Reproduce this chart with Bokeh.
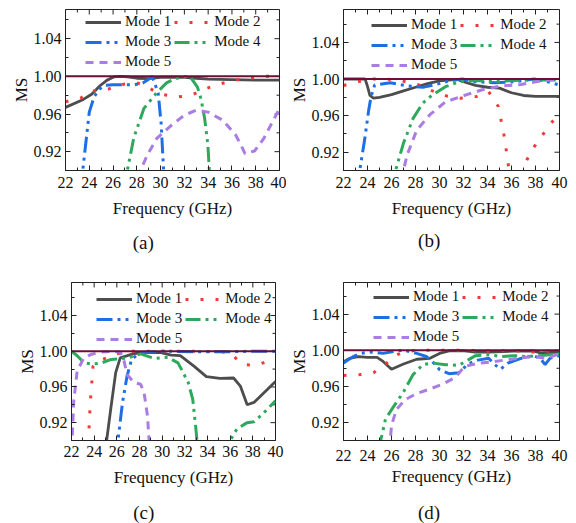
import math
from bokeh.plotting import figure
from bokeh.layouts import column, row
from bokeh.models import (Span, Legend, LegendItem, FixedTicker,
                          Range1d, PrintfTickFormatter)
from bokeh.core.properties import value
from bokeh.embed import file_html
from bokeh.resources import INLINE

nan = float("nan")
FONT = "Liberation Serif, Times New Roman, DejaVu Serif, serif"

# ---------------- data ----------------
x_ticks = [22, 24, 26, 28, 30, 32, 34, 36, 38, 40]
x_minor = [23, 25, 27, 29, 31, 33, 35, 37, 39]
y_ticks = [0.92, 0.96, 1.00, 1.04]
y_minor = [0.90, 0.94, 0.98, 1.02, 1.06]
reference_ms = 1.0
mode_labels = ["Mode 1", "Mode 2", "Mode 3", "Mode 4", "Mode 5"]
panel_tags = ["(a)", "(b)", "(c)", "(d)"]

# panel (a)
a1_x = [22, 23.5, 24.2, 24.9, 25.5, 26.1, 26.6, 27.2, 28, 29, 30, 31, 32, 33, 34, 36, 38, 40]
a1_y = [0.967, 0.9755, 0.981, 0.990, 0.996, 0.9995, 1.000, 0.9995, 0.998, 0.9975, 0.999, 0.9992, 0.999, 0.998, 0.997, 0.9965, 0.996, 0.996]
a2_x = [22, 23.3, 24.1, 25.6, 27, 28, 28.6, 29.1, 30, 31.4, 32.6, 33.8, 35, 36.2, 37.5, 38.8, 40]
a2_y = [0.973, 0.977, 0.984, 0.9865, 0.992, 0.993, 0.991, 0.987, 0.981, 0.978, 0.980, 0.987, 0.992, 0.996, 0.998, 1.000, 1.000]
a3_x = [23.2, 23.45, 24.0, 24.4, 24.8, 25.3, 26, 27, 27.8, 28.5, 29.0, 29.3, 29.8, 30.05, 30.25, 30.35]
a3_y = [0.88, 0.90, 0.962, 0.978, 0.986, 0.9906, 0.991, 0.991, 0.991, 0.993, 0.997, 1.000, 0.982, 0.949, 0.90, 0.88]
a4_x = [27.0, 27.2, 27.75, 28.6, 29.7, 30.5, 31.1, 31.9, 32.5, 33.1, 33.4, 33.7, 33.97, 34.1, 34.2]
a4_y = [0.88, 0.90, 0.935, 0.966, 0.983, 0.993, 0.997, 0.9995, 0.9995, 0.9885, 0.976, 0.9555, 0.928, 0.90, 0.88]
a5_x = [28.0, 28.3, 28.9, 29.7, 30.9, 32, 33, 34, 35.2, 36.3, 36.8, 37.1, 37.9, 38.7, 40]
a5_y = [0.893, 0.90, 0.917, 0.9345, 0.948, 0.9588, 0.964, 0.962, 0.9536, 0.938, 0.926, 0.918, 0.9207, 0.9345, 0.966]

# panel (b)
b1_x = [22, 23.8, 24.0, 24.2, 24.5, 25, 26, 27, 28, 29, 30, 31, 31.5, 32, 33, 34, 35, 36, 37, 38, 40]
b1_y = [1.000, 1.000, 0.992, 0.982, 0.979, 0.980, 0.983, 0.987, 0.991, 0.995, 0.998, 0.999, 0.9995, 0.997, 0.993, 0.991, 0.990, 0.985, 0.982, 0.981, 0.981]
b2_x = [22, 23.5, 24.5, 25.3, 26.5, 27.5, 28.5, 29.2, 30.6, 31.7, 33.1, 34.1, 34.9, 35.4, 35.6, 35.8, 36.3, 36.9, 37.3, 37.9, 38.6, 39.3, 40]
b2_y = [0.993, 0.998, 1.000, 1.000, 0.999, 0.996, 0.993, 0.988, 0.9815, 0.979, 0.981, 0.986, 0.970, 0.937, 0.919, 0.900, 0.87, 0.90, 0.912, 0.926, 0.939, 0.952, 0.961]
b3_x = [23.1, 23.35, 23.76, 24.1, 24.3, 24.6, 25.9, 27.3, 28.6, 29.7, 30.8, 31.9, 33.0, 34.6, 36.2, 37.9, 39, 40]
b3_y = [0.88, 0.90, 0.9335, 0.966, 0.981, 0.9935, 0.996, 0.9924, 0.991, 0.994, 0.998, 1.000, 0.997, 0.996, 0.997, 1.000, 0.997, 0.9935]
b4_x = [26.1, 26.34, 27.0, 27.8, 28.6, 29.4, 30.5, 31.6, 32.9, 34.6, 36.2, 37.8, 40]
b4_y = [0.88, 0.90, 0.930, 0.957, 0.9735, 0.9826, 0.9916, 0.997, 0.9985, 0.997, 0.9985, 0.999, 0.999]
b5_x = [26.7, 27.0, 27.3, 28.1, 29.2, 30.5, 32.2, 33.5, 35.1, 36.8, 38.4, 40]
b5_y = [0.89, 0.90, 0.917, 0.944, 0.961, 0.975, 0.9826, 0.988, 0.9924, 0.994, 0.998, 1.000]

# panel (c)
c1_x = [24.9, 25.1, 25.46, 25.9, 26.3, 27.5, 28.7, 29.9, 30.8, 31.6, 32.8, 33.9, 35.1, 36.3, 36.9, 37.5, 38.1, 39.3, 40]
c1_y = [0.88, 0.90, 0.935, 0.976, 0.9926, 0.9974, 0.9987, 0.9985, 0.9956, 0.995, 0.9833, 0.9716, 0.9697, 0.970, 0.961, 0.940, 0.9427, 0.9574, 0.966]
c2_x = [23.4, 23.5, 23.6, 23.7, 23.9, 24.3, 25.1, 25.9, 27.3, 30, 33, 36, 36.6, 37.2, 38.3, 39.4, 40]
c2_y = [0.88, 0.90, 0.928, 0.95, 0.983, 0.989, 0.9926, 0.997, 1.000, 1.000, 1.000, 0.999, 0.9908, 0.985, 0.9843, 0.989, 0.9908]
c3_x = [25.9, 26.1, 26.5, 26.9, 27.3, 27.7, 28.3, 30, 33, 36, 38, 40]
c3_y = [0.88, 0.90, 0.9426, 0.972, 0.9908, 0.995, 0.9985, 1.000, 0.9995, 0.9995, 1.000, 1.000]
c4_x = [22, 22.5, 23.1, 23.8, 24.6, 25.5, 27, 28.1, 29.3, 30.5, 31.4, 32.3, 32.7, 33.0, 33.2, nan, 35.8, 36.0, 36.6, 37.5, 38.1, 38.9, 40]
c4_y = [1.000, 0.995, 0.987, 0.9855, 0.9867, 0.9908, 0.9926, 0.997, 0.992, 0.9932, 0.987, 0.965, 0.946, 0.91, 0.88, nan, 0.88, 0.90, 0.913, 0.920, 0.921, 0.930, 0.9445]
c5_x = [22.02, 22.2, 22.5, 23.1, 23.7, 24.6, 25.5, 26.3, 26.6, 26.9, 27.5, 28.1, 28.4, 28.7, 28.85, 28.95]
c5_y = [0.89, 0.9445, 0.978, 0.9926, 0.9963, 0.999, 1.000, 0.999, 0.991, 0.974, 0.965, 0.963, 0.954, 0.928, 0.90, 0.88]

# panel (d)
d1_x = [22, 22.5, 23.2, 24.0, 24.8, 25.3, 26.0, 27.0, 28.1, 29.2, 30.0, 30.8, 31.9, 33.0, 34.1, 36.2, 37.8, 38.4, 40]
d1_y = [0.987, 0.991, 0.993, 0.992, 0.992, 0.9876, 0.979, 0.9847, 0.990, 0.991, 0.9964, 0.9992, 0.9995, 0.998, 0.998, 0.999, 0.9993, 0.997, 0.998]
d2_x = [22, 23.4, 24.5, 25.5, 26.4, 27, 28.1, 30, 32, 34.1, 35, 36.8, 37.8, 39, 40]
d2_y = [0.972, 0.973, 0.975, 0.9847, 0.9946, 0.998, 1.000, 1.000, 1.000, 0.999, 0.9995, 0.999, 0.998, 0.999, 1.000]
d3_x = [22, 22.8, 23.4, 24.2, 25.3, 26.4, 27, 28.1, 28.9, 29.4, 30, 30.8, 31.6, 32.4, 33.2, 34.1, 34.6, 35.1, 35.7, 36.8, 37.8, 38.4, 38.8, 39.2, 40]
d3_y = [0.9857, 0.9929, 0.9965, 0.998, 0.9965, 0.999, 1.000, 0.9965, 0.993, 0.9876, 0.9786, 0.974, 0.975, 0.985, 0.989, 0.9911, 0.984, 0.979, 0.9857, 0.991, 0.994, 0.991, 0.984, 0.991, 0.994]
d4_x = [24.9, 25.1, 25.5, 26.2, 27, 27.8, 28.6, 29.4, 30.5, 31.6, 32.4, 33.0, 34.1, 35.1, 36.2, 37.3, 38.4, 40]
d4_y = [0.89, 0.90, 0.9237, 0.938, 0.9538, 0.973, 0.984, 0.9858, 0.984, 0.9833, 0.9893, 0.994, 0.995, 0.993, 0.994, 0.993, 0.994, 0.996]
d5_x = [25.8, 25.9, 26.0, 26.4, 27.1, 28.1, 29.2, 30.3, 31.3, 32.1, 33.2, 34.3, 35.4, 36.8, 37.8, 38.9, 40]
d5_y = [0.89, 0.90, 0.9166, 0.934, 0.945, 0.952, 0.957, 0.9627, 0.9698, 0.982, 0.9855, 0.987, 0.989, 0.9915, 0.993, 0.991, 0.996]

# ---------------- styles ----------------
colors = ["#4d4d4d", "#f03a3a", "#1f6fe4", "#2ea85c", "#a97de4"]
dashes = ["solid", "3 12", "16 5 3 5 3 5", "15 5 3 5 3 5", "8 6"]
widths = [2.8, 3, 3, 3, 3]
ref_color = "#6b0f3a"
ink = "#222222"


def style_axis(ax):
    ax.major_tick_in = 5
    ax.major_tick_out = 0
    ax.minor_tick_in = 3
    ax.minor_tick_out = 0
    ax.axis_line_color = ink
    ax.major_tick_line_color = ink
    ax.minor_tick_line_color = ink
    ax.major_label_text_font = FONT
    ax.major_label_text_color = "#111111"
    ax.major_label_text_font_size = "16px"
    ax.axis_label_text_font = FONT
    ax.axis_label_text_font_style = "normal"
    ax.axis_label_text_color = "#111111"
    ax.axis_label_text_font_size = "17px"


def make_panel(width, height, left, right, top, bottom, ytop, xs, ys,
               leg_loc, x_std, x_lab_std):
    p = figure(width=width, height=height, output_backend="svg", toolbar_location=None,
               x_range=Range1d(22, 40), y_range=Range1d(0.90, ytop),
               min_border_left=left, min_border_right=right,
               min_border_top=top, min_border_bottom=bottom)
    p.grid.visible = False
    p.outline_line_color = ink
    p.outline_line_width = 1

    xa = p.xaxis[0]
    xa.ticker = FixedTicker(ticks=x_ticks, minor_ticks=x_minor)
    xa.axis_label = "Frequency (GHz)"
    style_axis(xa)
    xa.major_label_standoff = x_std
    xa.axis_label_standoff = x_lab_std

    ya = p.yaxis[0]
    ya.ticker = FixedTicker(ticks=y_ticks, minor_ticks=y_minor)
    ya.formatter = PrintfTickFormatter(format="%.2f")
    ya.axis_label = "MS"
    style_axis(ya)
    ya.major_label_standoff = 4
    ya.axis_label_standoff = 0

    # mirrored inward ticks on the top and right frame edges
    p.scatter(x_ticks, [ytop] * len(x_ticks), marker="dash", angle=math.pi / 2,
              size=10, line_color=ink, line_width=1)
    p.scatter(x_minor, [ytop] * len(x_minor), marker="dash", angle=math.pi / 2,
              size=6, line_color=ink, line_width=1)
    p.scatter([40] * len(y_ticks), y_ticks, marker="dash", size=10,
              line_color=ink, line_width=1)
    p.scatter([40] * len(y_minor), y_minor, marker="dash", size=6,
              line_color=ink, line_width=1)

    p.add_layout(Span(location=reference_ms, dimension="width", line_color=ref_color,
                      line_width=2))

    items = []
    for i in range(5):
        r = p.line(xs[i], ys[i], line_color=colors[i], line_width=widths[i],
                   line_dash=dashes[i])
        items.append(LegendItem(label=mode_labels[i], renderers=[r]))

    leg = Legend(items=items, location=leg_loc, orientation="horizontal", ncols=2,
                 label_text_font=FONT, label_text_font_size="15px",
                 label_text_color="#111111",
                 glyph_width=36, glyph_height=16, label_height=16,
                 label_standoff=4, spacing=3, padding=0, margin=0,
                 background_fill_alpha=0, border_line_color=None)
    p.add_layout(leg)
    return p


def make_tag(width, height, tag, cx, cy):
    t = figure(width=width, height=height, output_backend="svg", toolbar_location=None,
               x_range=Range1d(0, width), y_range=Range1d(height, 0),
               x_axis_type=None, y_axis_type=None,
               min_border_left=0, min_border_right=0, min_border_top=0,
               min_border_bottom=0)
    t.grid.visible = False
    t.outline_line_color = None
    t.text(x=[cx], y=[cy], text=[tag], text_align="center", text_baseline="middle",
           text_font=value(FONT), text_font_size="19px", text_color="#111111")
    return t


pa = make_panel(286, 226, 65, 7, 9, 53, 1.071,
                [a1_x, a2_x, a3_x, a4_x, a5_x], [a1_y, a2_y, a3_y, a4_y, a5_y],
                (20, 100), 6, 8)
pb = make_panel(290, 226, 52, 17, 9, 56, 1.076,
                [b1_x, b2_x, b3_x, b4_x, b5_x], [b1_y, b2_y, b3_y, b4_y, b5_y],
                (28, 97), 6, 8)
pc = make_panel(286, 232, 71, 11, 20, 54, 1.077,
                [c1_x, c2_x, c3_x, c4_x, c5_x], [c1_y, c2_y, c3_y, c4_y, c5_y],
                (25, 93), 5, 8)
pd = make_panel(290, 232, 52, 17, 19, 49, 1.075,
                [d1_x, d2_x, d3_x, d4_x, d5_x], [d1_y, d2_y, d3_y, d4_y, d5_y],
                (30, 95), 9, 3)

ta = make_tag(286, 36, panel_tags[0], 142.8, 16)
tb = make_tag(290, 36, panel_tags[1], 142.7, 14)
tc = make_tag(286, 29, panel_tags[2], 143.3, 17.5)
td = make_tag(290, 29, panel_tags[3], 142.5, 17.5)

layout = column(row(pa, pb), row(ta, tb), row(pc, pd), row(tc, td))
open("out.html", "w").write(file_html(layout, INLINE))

+++

• [Objective]
Skip the pictures, please, and transcribe only the lines from the beginning of the material through the one that contains "Serif, Times New".

• [Expected answer]
Reproduce this chart with Bokeh.
import math
from bokeh.plotting import figure
from bokeh.layouts import column, row
from bokeh.models import (Span, Legend, LegendItem, FixedTicker,
                          Range1d, PrintfTickFormatter)
from bokeh.core.properties import value
from bokeh.embed import file_html
from bokeh.resources import INLINE

nan = float("nan")
FONT = "Liberation Serif, Times New Roman, DejaVu Serif, serif"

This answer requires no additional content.